[Dataset entries]

»»

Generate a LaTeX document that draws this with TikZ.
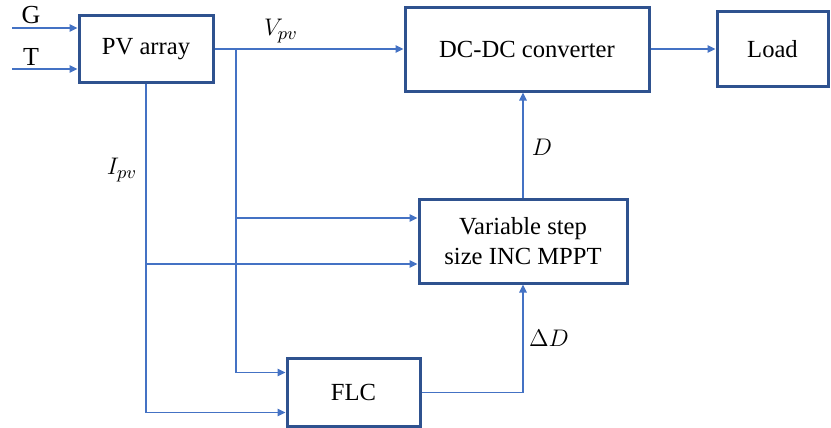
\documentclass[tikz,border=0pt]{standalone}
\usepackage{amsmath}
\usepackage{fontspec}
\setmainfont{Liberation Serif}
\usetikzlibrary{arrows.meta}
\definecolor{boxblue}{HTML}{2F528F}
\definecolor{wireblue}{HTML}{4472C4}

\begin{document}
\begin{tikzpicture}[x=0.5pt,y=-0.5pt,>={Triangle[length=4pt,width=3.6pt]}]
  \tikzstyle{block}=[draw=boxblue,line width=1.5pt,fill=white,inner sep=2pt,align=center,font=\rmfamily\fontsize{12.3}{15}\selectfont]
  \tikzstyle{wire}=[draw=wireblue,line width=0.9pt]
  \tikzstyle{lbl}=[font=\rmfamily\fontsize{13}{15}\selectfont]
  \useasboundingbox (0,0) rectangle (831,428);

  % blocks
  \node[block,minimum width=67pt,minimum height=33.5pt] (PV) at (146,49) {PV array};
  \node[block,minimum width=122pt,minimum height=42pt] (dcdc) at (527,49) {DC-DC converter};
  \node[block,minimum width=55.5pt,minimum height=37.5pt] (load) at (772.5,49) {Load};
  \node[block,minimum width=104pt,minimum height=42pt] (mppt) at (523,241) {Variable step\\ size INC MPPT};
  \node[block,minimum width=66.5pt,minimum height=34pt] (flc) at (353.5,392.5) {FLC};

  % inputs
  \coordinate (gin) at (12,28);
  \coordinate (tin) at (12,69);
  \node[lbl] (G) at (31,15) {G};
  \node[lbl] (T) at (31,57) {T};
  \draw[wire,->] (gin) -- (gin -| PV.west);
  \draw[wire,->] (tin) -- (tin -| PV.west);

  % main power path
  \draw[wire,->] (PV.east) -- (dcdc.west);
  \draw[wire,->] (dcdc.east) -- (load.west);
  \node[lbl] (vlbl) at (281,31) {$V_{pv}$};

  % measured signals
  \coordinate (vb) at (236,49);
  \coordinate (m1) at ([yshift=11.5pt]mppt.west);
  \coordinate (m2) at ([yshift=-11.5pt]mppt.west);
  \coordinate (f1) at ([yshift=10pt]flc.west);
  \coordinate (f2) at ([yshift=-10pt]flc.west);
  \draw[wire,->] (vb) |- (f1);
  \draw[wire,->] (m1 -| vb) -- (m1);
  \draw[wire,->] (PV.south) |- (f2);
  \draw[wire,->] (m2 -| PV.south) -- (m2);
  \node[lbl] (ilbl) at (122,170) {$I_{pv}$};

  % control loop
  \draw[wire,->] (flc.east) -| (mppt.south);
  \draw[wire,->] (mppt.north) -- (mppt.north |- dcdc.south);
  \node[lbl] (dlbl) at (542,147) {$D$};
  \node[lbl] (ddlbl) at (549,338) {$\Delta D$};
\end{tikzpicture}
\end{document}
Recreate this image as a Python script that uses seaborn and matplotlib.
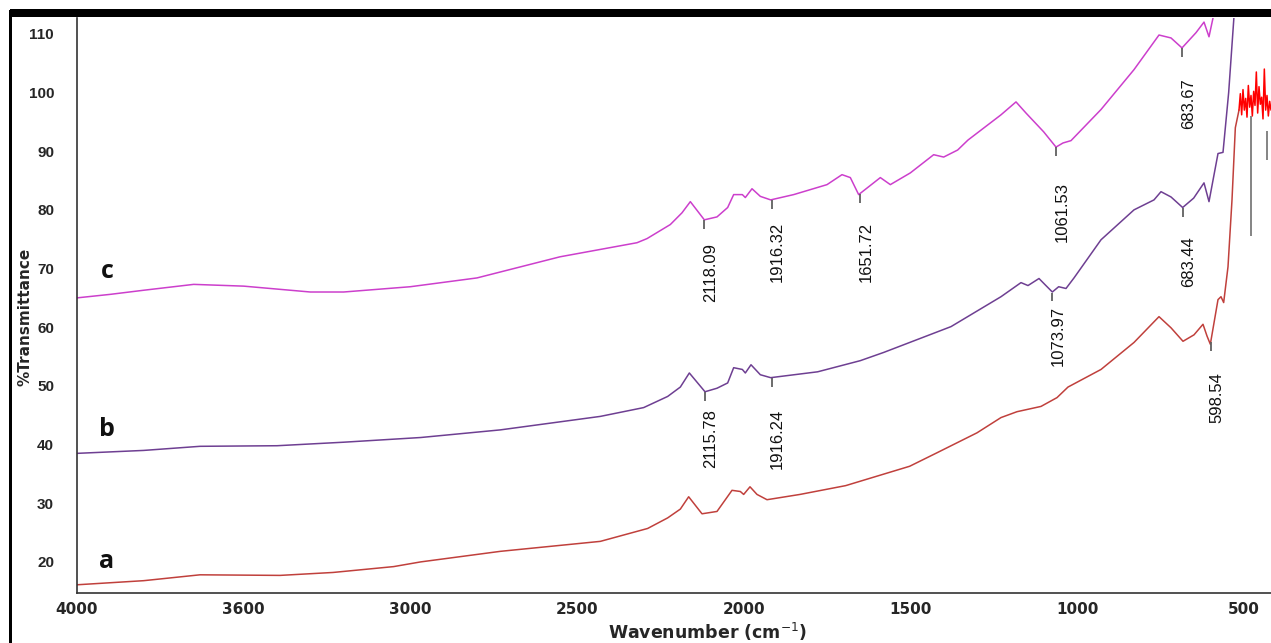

««

Take the lines from the first line of the entries through the line with "width=66.5pt,minimum height=34pt] (flc)", inclusive, and give them again exactly, minus any pictures.

:: OUTPUT FOR THIS EXERCISE ::
Generate a LaTeX document that draws this with TikZ.
\documentclass[tikz,border=0pt]{standalone}
\usepackage{amsmath}
\usepackage{fontspec}
\setmainfont{Liberation Serif}
\usetikzlibrary{arrows.meta}
\definecolor{boxblue}{HTML}{2F528F}
\definecolor{wireblue}{HTML}{4472C4}

\begin{document}
\begin{tikzpicture}[x=0.5pt,y=-0.5pt,>={Triangle[length=4pt,width=3.6pt]}]
  \tikzstyle{block}=[draw=boxblue,line width=1.5pt,fill=white,inner sep=2pt,align=center,font=\rmfamily\fontsize{12.3}{15}\selectfont]
  \tikzstyle{wire}=[draw=wireblue,line width=0.9pt]
  \tikzstyle{lbl}=[font=\rmfamily\fontsize{13}{15}\selectfont]
  \useasboundingbox (0,0) rectangle (831,428);

  % blocks
  \node[block,minimum width=67pt,minimum height=33.5pt] (PV) at (146,49) {PV array};
  \node[block,minimum width=122pt,minimum height=42pt] (dcdc) at (527,49) {DC-DC converter};
  \node[block,minimum width=55.5pt,minimum height=37.5pt] (load) at (772.5,49) {Load};
  \node[block,minimum width=104pt,minimum height=42pt] (mppt) at (523,241) {Variable step\\ size INC MPPT};
  \node[block,minimum width=66.5pt,minimum height=34pt] (flc) at (353.5,392.5) {FLC};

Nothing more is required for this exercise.